5.  Unal was quick to tell us that not everyone in Besiktas 
is rich, and that it has its share of pensioners and 
students, but socio-economically the majority of these people 
identify with CHP, not AKP.  In fact, Besiktas is something 
of a college town:  Although its population constitutes less 
than two percent of the whole of Istanbul, seven of the 
city's twenty universities have campuses in the district.  In 
recognition of the importance of students to his re-election 
(in Turkey, the voting age is eighteen and students can 
register to vote in the district where they attend school), 
Unal told us that a major part of his campaign will be a 
promise to increase the availability of student housing. 

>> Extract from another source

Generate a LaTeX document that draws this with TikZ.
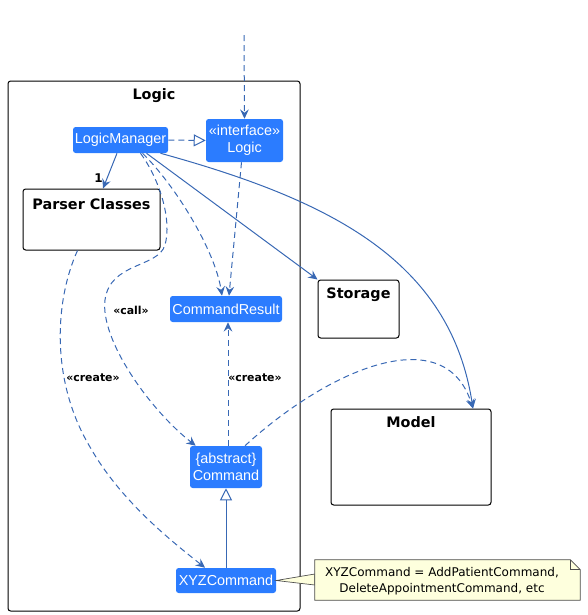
\documentclass[tikz,border=0pt]{standalone}
\usepackage{fontspec}
\setmainfont{Liberation Sans}
\newfontfamily\umlfont{DejaVu Sans}
\usetikzlibrary{arrows.meta,fit,calc}
\definecolor{clsblue}{RGB}{43,124,255}
\definecolor{umlline}{RGB}{56,104,180}
\definecolor{notebg}{RGB}{254,255,221}

\begin{document}
\begin{tikzpicture}[x=0.75pt,y=-0.75pt,
  cls/.style={fill=clsblue,rounded corners=2pt,inner sep=0pt,text=white,align=center,font=\fontsize{10.8}{13}\selectfont},
  pkg/.style={draw=black,rounded corners=2pt,inner sep=0pt,line width=0.75pt},
  pkgname/.style={font=\umlfont\bfseries\fontsize{10.8}{12}\selectfont,anchor=north,inner sep=0pt},
  stereo/.style={font=\umlfont\bfseries\fontsize{8.2}{10}\selectfont,inner sep=0pt},
  dep/.style={draw=umlline,line width=0.75pt,dash pattern=on 4.5pt off 3pt,-{Stealth[length=7pt,width=6.5pt,inset=2.5pt]}},
  assoc/.style={draw=umlline,line width=0.75pt,-{Stealth[length=7pt,width=6.5pt,inset=2.5pt]}},
  realize/.style={draw=umlline,line width=0.75pt,dash pattern=on 4.5pt off 3pt,-{Triangle[length=9pt,width=9pt,fill=white]}},
  extends/.style={draw=umlline,line width=0.75pt,-{Triangle[length=9pt,width=9pt,fill=white]}}]
  \useasboundingbox (0,0) rectangle (587,615);

  % packages
  \node[pkg,fit={(8,81) (300,611)}] (logic) {};
  \node[pkgname] (logicname) at ($(logic.north)+(0,8)$) {Logic};
  \node[pkg,fit={(23,189) (160,250)}] (parser) {};
  \node[pkgname] (parsername) at ($(parser.north)+(0,10)$) {Parser Classes};
  \node[pkg,fit={(318,280) (399,338)}] (storage) {};
  \node[pkgname] (storagename) at ($(storage.north)+(0,8)$) {Storage};
  \node[pkg,fit={(331,409) (491,505)}] (model) {};
  \node[pkgname] (modelname) at ($(model.north)+(0,8)$) {Model};

  % classes
  \node[cls,minimum width=71.25pt,minimum height=19.5pt] (lm) at (120.5,140) {LogicManager};
  \node[cls,minimum width=57.75pt,minimum height=32.25pt] (ilogic) at (244.5,140.5) {«interface»\\Logic};
  \node[cls,minimum width=84pt,minimum height=19.5pt] (cres) at (226,309) {CommandResult};
  \node[cls,minimum width=54pt,minimum height=31.5pt] (cmd) at (226,467) {\{abstract\}\\Command};
  \node[cls,minimum width=75pt,minimum height=18.75pt] (xyz) at (226,580.5) {XYZCommand};

  % note
  \node[inner sep=0pt,fit={(315,560) (580,600)}] (note) {};
  \draw[gray!60!black,line width=0.5pt,fill=notebg] (xyz.east) -- ($(note.west)+(0,-6)$) -- ($(note.west)+(0,5)$) -- cycle;
  \draw[gray!60!black,line width=0.5pt,fill=notebg] (note.north west) -- ($(note.north east)+(-10,0)$) -- ($(note.north east)+(0,10)$) -- (note.south east) -- (note.south west) -- cycle;
  \draw[gray!60!black,line width=0.5pt] ($(note.north east)+(-10,0)$) -- ($(note.north east)+(-10,10)$) -- ($(note.north east)+(0,10)$);
  \node[font=\umlfont\fontsize{9}{12}\selectfont,align=center,inner sep=0pt] (notetext) at (442,581) {XYZCommand = AddPatientCommand,\\DeleteAppointmentCommand, etc};

  % connectors
  \coordinate (api) at (244,35);
  \draw[dep] (api) -- (ilogic.north);
  \draw[realize] (lm.east) -- (ilogic.west);
  \draw[assoc] ($(lm.south)+(-3.5,0)$) -- ($(parser.north)+(11.5,0)$) node[stereo,font=\umlfont\bfseries\fontsize{9}{10}\selectfont,pos=0.7,left=3pt] (mult) {1};
  \draw[assoc] ($(lm.south)+(26,0)$) -- (storage.north west);
  \draw[assoc] ($(lm.south)+(40,0)$) .. controls (330,200) and (450,260) .. ($(model.north)+(62,0)$);
  \draw[dep] ($(lm.south)+(20,0)$) .. controls (160,180) and (172,220) .. (165,245)
    .. controls (158,268) and (110,262) .. (105,300)
    .. controls (100,340) and (150,410) .. ($(cmd.north west)+(6,0)$);
  \node[stereo] (calllbl) at (131,310) {«call»};
  \draw[dep] ($(lm.south)+(22,0)$) .. controls (175,185) and (215,250) .. ($(cres.north)+(-4,0)$);
  \draw[dep] ($(ilogic.south)+(-3,0)$) -- ($(cres.north)+(3,0)$);
  \draw[dep] ($(cmd.north)+(2,0)$) -- ($(cres.south)+(2,0)$);
  \node[stereo] (createlbl) at (255,378) {«create»};
  \draw[dep] ($(cmd.north)+(19,0)$) .. controls (330,368) and (445,320) .. ($(model.north)+(62,0)$);
  \draw[dep] ($(parser.south)+(-14,0)$) .. controls (55,300) and (50,380) .. (90,447)
    .. controls (120,500) and (170,540) .. ($(xyz.north)+(-21,0)$);
  \node[stereo] (parsercreate) at (93,378) {«create»};
  \draw[extends] (xyz.north) -- (cmd.south);
\end{tikzpicture}
\end{document}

Other planks of his platform include transparent and 
participatory government; security (particularly, reducing 
drug use among students); the establishment of a municipal 
office in each of the 23 neighborhoods of the district; and 
improving transportation. 
 
6.  Comment.  The urbane, refined and intelligent Unal is the 
very embodiment of the classic CHP politician, and is a 
perfect fit for his district.  At one time, these 
 
ISTANBUL 00000092  002 OF 002 
 
 
characteristics would also have marked him a contender for 
higher office.  However, in a country where the great 
majority of voters have come to prefer the more 
rough-and-tumble style of varos-raised Prime Minister 
Erdogan, Unal may have to content himself with a long (albeit 
comfortable) tenure in Besiktas.  End comment.